UNE INTERVENTION OPÉRATIONNELLE

Il a fallu donc attendre 10h 35 minutes pour voir le piquet de l’armée de terre qui était stationné au camp Sangoulé Lamizana, arriver sur les lieux et entreprendre la première riposte. Il sera vite rejoint par le deuxième piquet de l’Unité spéciale d’intervention de la gendarmerie nationale (USIGN), suivie de celui du Groupement central des armées (GCA). « Il faut savoir que ces unités sont surentrainées, formées et lourdement équipées pour ces types d’intervention », informe l’officier.

L’action coordonnée de ces unités spécialisées dans la lutte anti-terroriste, va permettre de neutraliser les assaillants et de libérer les otages. Les blessés sont vite transportés par les secours des sapeurs-pompiers vers les centres de soins. A 13h 00, les autorités sont arrivées sur le théâtre des opérations pour les constats d’usage, poursuit le rescapé.

Au total, l’attaque aura fait 8 militaires morts et 96 blessés dont 13 cas graves. A ce jour, foi de l’officier, les blessés ont recouvré la santé. Selon lui, les familles des victimes mortes ont été « aidées » à hauteur de 10 millions de francs CFA par défunt. Aussi, chaque veuve a reçu 3 millions de francs CFA, chaque enfant, 2 millions de francs CFA et 1,5 million de francs CFA pour chaque ascendant en vie (le père et la mère du défunt).
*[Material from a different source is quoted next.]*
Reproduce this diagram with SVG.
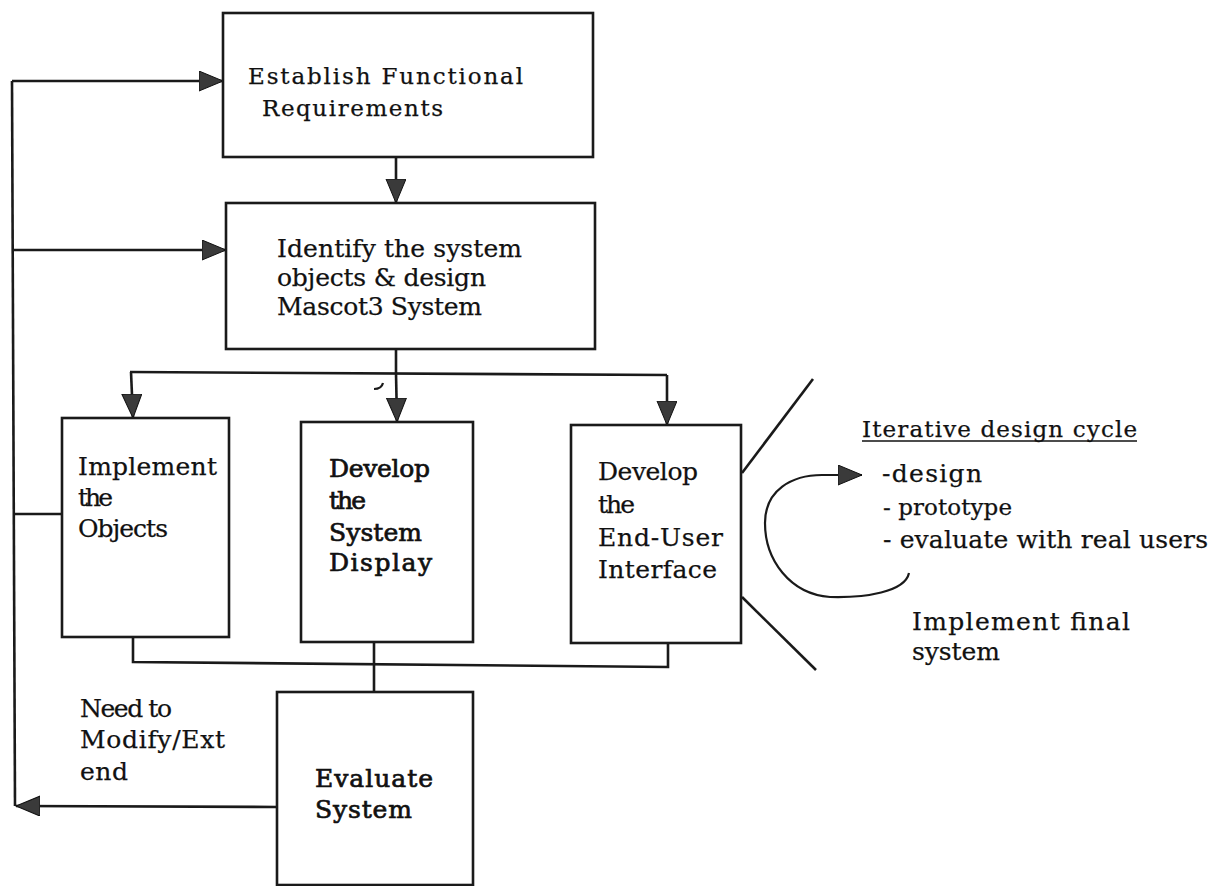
<svg xmlns="http://www.w3.org/2000/svg" width="1220" height="886" viewBox="0 0 1220 886">
<defs>
<style>
.box{fill:#fff;stroke:#1a1a1a;stroke-width:2.6}
.ln{fill:none;stroke:#1a1a1a;stroke-width:2.6}
.thin{fill:none;stroke:#1a1a1a;stroke-width:2.2}
.t{font-family:"DejaVu Serif","Liberation Serif",serif;font-size:25px;fill:#111;stroke:#111;stroke-width:0.25}
.tb{stroke-width:0.7}
.s{font-size:23px}
</style>
<marker id="ah" markerUnits="userSpaceOnUse" markerWidth="26" markerHeight="22" refX="24" refY="10" orient="auto">
<path d="M0,0 L24,10 L0,20 z" fill="#3a3a3a" stroke="#111" stroke-width="1"/>
</marker>
</defs>
<rect width="1220" height="886" fill="#fff"/>
<g id="connectors">
<path class="ln" d="M12,81 L15,806"/>
<path class="ln" d="M12,81 L223,81" marker-end="url(#ah)"/>
<path class="ln" d="M396,157 L396,203" marker-end="url(#ah)"/>
<path class="ln" d="M13,250 L226,250" marker-end="url(#ah)"/>
<path class="ln" d="M396,349 L396,373"/>
<path class="ln" d="M130,372 L667,375"/>
<path class="ln" d="M131,372 L133,418" marker-end="url(#ah)"/>
<path class="ln" d="M396,373 L397,422" marker-end="url(#ah)"/>
<path class="ln" d="M667,375 L667,425" marker-end="url(#ah)"/>
<path class="ln" d="M14,514 L62,514"/>
<path class="ln" d="M133,637 L133,662 L668,667 L668,643"/>
<path class="ln" d="M374,642 L374,692"/>
<path class="ln" d="M277,807 L16,806" marker-end="url(#ah)"/>
<path class="ln" d="M742,473 L813,379"/>
<path class="ln" d="M742,597 L816,670"/>
<path class="thin" d="M909,573 C905,592 865,598 830,597 C790,594 765,560 765,523 C765,490 792,475 822,475 L862,475" marker-end="url(#ah)"/>
<path class="thin" d="M374,389 C378,389 382,387 383,383" stroke-width="1.6"/>
</g>
<g id="n1">
<rect class="box" x="223" y="13" width="370" height="144"/>
<text class="t s" x="248" y="84" textLength="275" lengthAdjust="spacing">Establish Functional</text>
<text class="t s" x="262" y="116" textLength="181" lengthAdjust="spacing">Requirements</text>
</g>
<g id="n2">
<rect class="box" x="226" y="203" width="369" height="146"/>
<text class="t" x="277" y="257" textLength="245" lengthAdjust="spacing">Identify the system</text>
<text class="t" x="277" y="286" textLength="209" lengthAdjust="spacing">objects &amp; design</text>
<text class="t" x="277" y="315" textLength="205" lengthAdjust="spacing">Mascot3 System</text>
</g>
<g id="n3">
<rect class="box" x="62" y="418" width="167" height="219"/>
<text class="t" x="78" y="475" textLength="139" lengthAdjust="spacing">Implement</text>
<text class="t" x="78" y="506" textLength="35" lengthAdjust="spacing">the</text>
<text class="t" x="78" y="537" textLength="90" lengthAdjust="spacing">Objects</text>
</g>
<g id="n4">
<rect class="box" x="301" y="422" width="172" height="220"/>
<text class="t tb" x="329" y="477" textLength="101" lengthAdjust="spacing">Develop</text>
<text class="t tb" x="329" y="509" textLength="37" lengthAdjust="spacing">the</text>
<text class="t tb" x="329" y="541" textLength="93" lengthAdjust="spacing">System</text>
<text class="t tb" x="329" y="571" textLength="103" lengthAdjust="spacing">Display</text>
</g>
<g id="n5">
<rect class="box" x="571" y="425" width="170" height="218"/>
<text class="t" x="598" y="480" textLength="100" lengthAdjust="spacing">Develop</text>
<text class="t" x="598" y="513" textLength="37" lengthAdjust="spacing">the</text>
<text class="t" x="598" y="546" textLength="125" lengthAdjust="spacing">End-User</text>
<text class="t" x="598" y="578" textLength="119" lengthAdjust="spacing">Interface</text>
</g>
<g id="n6">
<rect class="box" x="277" y="692" width="196" height="193"/>
<text class="t tb" x="315" y="787" textLength="118" lengthAdjust="spacing">Evaluate</text>
<text class="t tb" x="315" y="818" textLength="97" lengthAdjust="spacing">System</text>
</g>
<g id="label-modify">
<text class="t" x="80" y="717" textLength="92" lengthAdjust="spacing">Need to</text>
<text class="t" x="80" y="748" textLength="145" lengthAdjust="spacing">Modify/Ext</text>
<text class="t" x="80" y="780" textLength="48" lengthAdjust="spacing">end</text>
</g>
<g id="cycle">
<text class="t s" x="862" y="437" textLength="275" lengthAdjust="spacing">Iterative design cycle</text>
<line x1="862" y1="441" x2="1137" y2="441" stroke="#111" stroke-width="1.4"/>
<text class="t" x="882" y="482" textLength="100" lengthAdjust="spacing">-design</text>
<text class="t s" x="883" y="515" textLength="129" lengthAdjust="spacing">- prototype</text>
<text class="t" x="883" y="548" textLength="325" lengthAdjust="spacing">- evaluate with real users</text>
<text class="t" x="912" y="630" textLength="218" lengthAdjust="spacing">Implement  final</text>
<text class="t" x="912" y="660" textLength="88" lengthAdjust="spacing">system</text>
</g>
</svg>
« Pour les engins endommagés ou calcinés, un forfait de 500 000 F CFA a été offert à chaque titulaire de moto », confie-t-il. En ce qui concerne les voitures, le remboursement été assuré à hauteur de 85% des réparations d’après le gradé. Ces dédommagements ont été possibles grâce au soutien financier de l’UEMOA au lendemain des attaques.